Wednesday, April 11, 2007

Defining the Web of Data

Dany Ayers points us to Tim Berners Lee on the Semantic Web.

It's a pretty awesome video, and gels nicely with what I was selling today.

At work, having new computers for new staff with... you guessed it, new microsoft software, I'm trying to sell people on iCal, and RDF output from our work application.

A few months ago, there would have been no point. I'd have to sell them on thunderbird, lightning, the concept of rss, the concepts of open webservices; and I didn't have a compelling problem to solve.

Now however, I have that problem.

We need to manage the working days of our valuers.
  • Where they drive
  • How many appointments they make
  • When they make those appointments
  • And the most efficient route between it all
  • Doing that means we can give them more work
  • But to do all that, we need to do it from a communications hub
  • Communications hubs mean we can keep the customers informed all the way along.
If you haven't guessed, it's half the email client, half the web application.

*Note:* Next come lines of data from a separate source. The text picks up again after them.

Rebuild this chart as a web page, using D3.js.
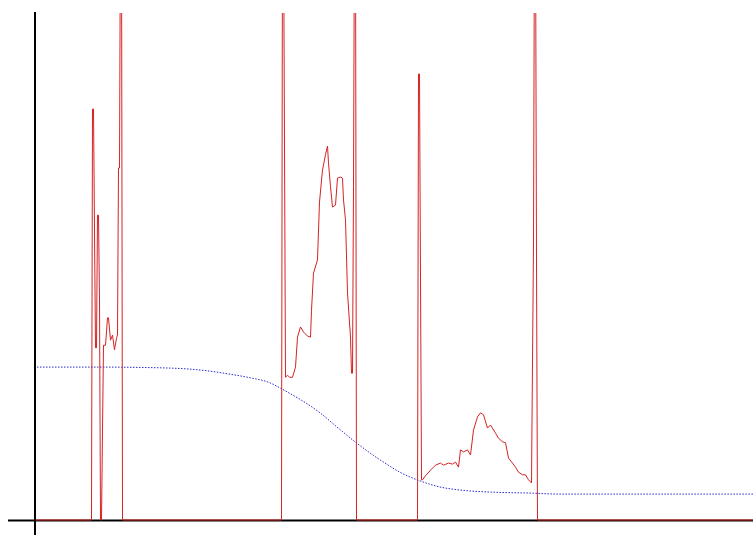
<!DOCTYPE html>
<html>
<head>
<meta charset="utf-8">
<script src="https://cdn.jsdelivr.net/npm/d3@7"></script>
<style>
  html, body { margin: 0; padding: 0; background: #ffffff; }
  svg { display: block; }
</style>
</head>
<body>
<svg id="chart" width="753" height="535"></svg>
<script>
// ---- data ----
const redX = [0, 56, 57, 58, 59, 60, 61, 62, 63, 64, 65, 66, 67, 68, 70, 72, 73, 75, 77, 79, 81, 82, 83, 84, 85, 86, 87,
  246, 247, 248, 250, 252, 254, 257, 260, 262, 265, 268, 272, 275, 276, 278, 282, 284, 287, 290, 292, 293, 295, 297, 300, 302, 305, 307, 308, 310, 312, 315, 316, 317, 318, 319, 320, 321,
  382, 383, 384, 385, 386, 387, 390, 395, 400, 405, 408, 413, 417, 420, 423, 425, 428, 432, 435, 438, 442, 445, 448, 452, 455, 460, 463, 467, 470, 473, 477, 480, 483, 487, 490, 493, 496, 498, 499, 500, 501, 502, 718];
const redY = [0, 0, 80.9, 80.9, 57.1, 33.9, 33.9, 60.0, 60.0, 43.3, 0, 0, 17.7, 34.4, 34.4, 39.8, 39.8, 35.4, 36.4, 33.5, 35.8, 36.4, 69.3, 69.3, 120, 120, 0,
  0, 120, 120, 28.1, 28.5, 28.1, 28.1, 30.1, 36.0, 38.0, 37.0, 36.2, 36.0, 41.3, 48.6, 51.2, 62.6, 68.9, 71.9, 73.6, 70.3, 65.6, 61.6, 62.0, 67.3, 67.5, 67.3, 63.0, 59.1, 44.7, 36.0, 28.9, 28.9, 65.6, 120, 120, 0,
  0, 87.8, 87.8, 47.8, 7.9, 7.9, 8.7, 9.8, 10.8, 11.2, 10.8, 11.2, 11.0, 11.4, 10.4, 13.8, 13.4, 13.8, 12.8, 17.7, 20.3, 21.1, 20.7, 18.1, 18.7, 17.1, 16.1, 15.4, 15.2, 12.2, 11.2, 10.4, 9.4, 8.9, 8.9, 7.9, 7.3, 54.5, 120, 120, 51.2, 0, 0];

const blueX = [2, 65, 115, 155, 175, 195, 215, 235, 245, 255, 268, 285, 302, 320, 335, 350, 365, 385, 405, 425, 455, 495, 525, 718];
const blueY = [30.1, 30.1, 30.0, 29.7, 29.3, 28.7, 28.0, 27.0, 26.0, 24.9, 23.4, 21.1, 18.3, 15.4, 13.2, 11.2, 9.4, 7.7, 6.5, 5.9, 5.5, 5.3, 5.1, 5.1];

const xDomain = [0, 718];
const yDomain = [0, 100];

// ---- layout ----
const svg = d3.select("#chart");
const W = 753, H = 535;
const mLeft = 35, mRight = 753, mTop = 12, mBottom = 520;

const x = d3.scaleLinear().domain(xDomain).range([mLeft, mRight]);
const y = d3.scaleLinear().domain(yDomain).range([mBottom, mTop]);

svg.append("rect").attr("width", W).attr("height", H).attr("fill", "#fff");

svg.append("defs").append("clipPath").attr("id", "plotclip")
  .append("rect").attr("x", mLeft).attr("y", mTop + 1).attr("width", mRight - mLeft).attr("height", mBottom - mTop + 2);

// axes
svg.append("line")
  .attr("x1", x(0)).attr("x2", x(0))
  .attr("y1", y(100)).attr("y2", H)
  .attr("stroke", "#000").attr("stroke-width", 2);
svg.append("line")
  .attr("x1", 8).attr("x2", W)
  .attr("y1", y(0) + 0.5).attr("y2", y(0) + 0.5)
  .attr("stroke", "#000").attr("stroke-width", 2);

const g = svg.append("g").attr("clip-path", "url(#plotclip)");

const blueData = blueX.map((d, i) => [d, blueY[i]]);
const redData = redX.map((d, i) => [d, redY[i]]);

g.append("path")
  .datum(blueData)
  .attr("d", d3.line().x(d => x(d[0])).y(d => y(d[1])).curve(d3.curveMonotoneX))
  .attr("fill", "none")
  .attr("stroke", "#2a2ad0")
  .attr("stroke-width", 1)
  .attr("stroke-dasharray", "1.5,1.5");

g.append("path")
  .datum(redData)
  .attr("d", d3.line().x(d => x(d[0]) + 0.5).y(d => y(d[1])))
  .attr("fill", "none")
  .attr("stroke", "#d42424")
  .attr("stroke-width", 1);
</script>
</body>
</html>
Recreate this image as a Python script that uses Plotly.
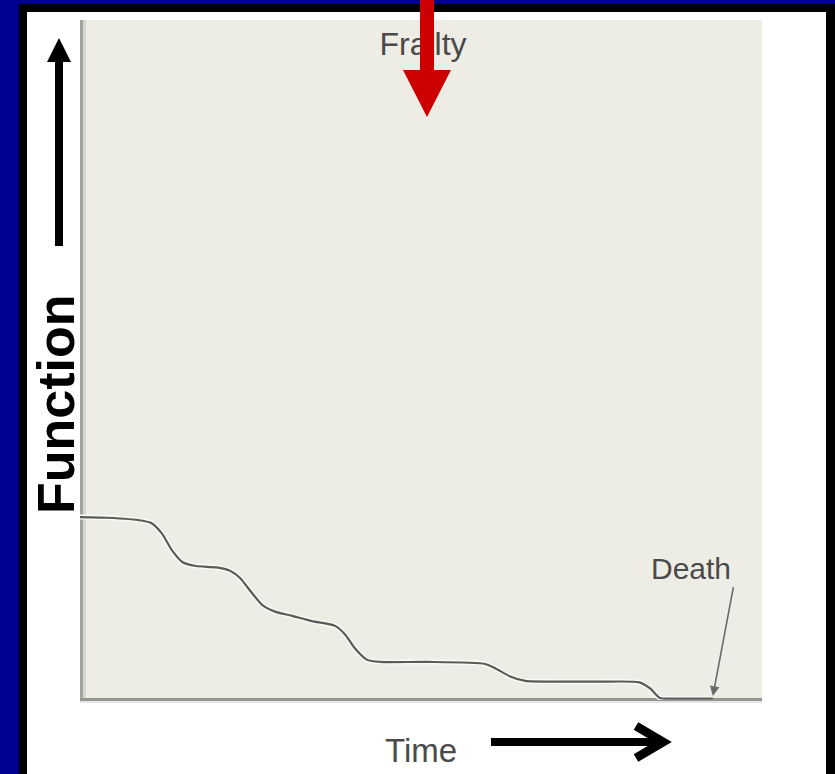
import plotly.graph_objects as go

# Decline of function over time (arbitrary units, 0-100 on both axes)
time = [0, 4, 9, 10.5, 12, 13.5, 15, 17, 20, 22, 23.5, 25, 26.7, 28.6, 31, 34,
        37.4, 38.9, 40.3, 42.1, 44, 51, 59.4, 61, 63, 65.3, 70, 76, 82, 83.6,
        85, 87, 92.8]
function = [26.9, 26.8, 26.4, 26.0, 24.5, 22.0, 20.3, 19.7, 19.5, 19.0, 17.9,
            16.0, 14.0, 13.0, 12.4, 11.6, 10.9, 9.6, 7.6, 5.9, 5.6, 5.6, 5.3,
            4.6, 3.5, 2.8, 2.7, 2.7, 2.6, 1.7, 0.3, 0.2, 0.2]

# Label texts and their anchor points in data units
frailty_label = ("Frailty", 50.3, 96.0)
death_label = ("Death", 95.8, 16.6)     # text tail
death_point = (92.8, 0.6)               # arrow head
y_title = "Function"
x_title = "Time"

W, H = 835, 774
PLOT_L, PLOT_R, PLOT_T, PLOT_B = 80, 762, 20, 700


def px(x):
    return x / W


def py(y):
    return 1 - y / H


def rect(x0, y0, x1, y1, color):
    return dict(type="rect", xref="paper", yref="paper", layer="below",
                x0=px(x0), x1=px(x1), y0=py(y1), y1=py(y0),
                fillcolor=color, line=dict(width=0))


def path(points, color, closed=True, width=0):
    d = "M " + " L ".join(f"{px(x):.5f},{py(y):.5f}" for x, y in points)
    if closed:
        d += " Z"
        return dict(type="path", xref="paper", yref="paper", path=d,
                    fillcolor=color, line=dict(width=0))
    return dict(type="path", xref="paper", yref="paper", path=d,
                line=dict(color=color, width=width))


fig = go.Figure()

# light halo under the curve
fig.add_trace(go.Scatter(x=time, y=function, mode="lines",
                         line=dict(color="#fbfbf5", width=5, shape="spline", smoothing=0.6),
                         hoverinfo="skip", showlegend=False))
fig.add_trace(go.Scatter(x=time, y=function, mode="lines",
                         line=dict(color="#5a5a58", width=2.2, shape="spline", smoothing=0.6),
                         showlegend=False))
fig.add_trace(go.Scatter(x=[frailty_label[1]], y=[frailty_label[2]], mode="text",
                         text=[frailty_label[0]],
                         textfont=dict(family="Liberation Sans, Arial", size=32, color="#4a4a4a"),
                         cliponaxis=False, showlegend=False, hoverinfo="skip"))

shapes = [
    # slide frame
    rect(19, 4, W, H, "#000000"),
    rect(27, 12, 826, H, "#ffffff"),
    # plot panel
    rect(PLOT_L, PLOT_T, PLOT_R, PLOT_B, "#edede6"),
    rect(PLOT_L, PLOT_T, PLOT_L + 3, PLOT_B, "#a2a4a0"),
    rect(PLOT_L + 3, PLOT_T, PLOT_L + 6, PLOT_B, "#d6d7d0"),
    rect(PLOT_L, PLOT_B - 2, PLOT_R, PLOT_B + 1, "#94968f"),
    rect(PLOT_L, PLOT_B + 1, PLOT_R, PLOT_B + 3, "#e4e6e8"),
    # red arrow
    path([(420, 0), (434, 0), (434, 70), (451, 70), (427, 117), (403, 70), (420, 70)], "#cc0000"),
    # upward arrow beside the y title
    path([(55, 246), (63, 246), (63, 62), (71, 62), (59, 38), (47, 62), (55, 62)], "#000000"),
    # rightward arrow beside the x title
    rect(491, 738, 660, 746, "#000000") | dict(layer="above"),
    path([(636, 726), (663, 742), (636, 758)], "#000000", closed=False, width=9),
]

annotations = [
    dict(text=f"<b>{y_title}</b>", xref="paper", yref="paper", x=px(56), y=py(404),
         xanchor="center", yanchor="middle", textangle=-90, showarrow=False,
         font=dict(family="Liberation Sans, Arial", size=52, color="#000000")),
    dict(text=x_title, xref="paper", yref="paper", x=px(421), y=py(750),
         xanchor="center", yanchor="middle", showarrow=False,
         font=dict(family="Liberation Sans, Arial", size=33, color="#4a4a4a")),
    dict(text=death_label[0], x=death_point[0], y=death_point[1],
         ax=death_label[1], ay=death_label[2], axref="x", ayref="y",
         xanchor="right", yanchor="bottom", showarrow=True,
         arrowhead=2, arrowsize=1.2, arrowwidth=1.6, arrowcolor="#6a6a6a",
         font=dict(family="Liberation Sans, Arial", size=30, color="#4a4a4a")),
]

fig.update_layout(
    width=W, height=H,
    margin=dict(l=0, r=0, t=0, b=0),
    paper_bgcolor="#000090",
    plot_bgcolor="rgba(0,0,0,0)",
    shapes=shapes,
    annotations=annotations,
    xaxis=dict(domain=[px(PLOT_L), px(PLOT_R)], range=[0, 100], visible=False, fixedrange=True),
    yaxis=dict(domain=[py(PLOT_B), py(PLOT_T)], range=[0, 100], visible=False, fixedrange=True),
)

fig.write_html("out.html")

With the release of Outlook 2007 supporting iCalendar, with Google supporting GeoRSS; and with the ability to very easily give people links to google maps rendering said rss, I can now provide a very, very low effort implementation of our web application outputting data.

Combine flashy demonstrations (Google earth reading KML of where all of our valuers are today) with pressing needs...

For instance, we're currently not doing so well in keeping up with the changing requirements on our reporting appliance - everyone just needs more data, and we can't write reports quick enough! It's much better to just put the data out there, and let anyone who wants it stuff it into Access or similar.

We're also putting a lot more oompf into our soap based webservices - everyone wants to connect to us; to standardise.
We're becoming a webservices hub of sorts, allocating work and managing the details so our clients don't have to.

So it's only natural to begin to think of Valex as two steps away from Web 3.0 ... but maybe I should start to think a little bigger than that.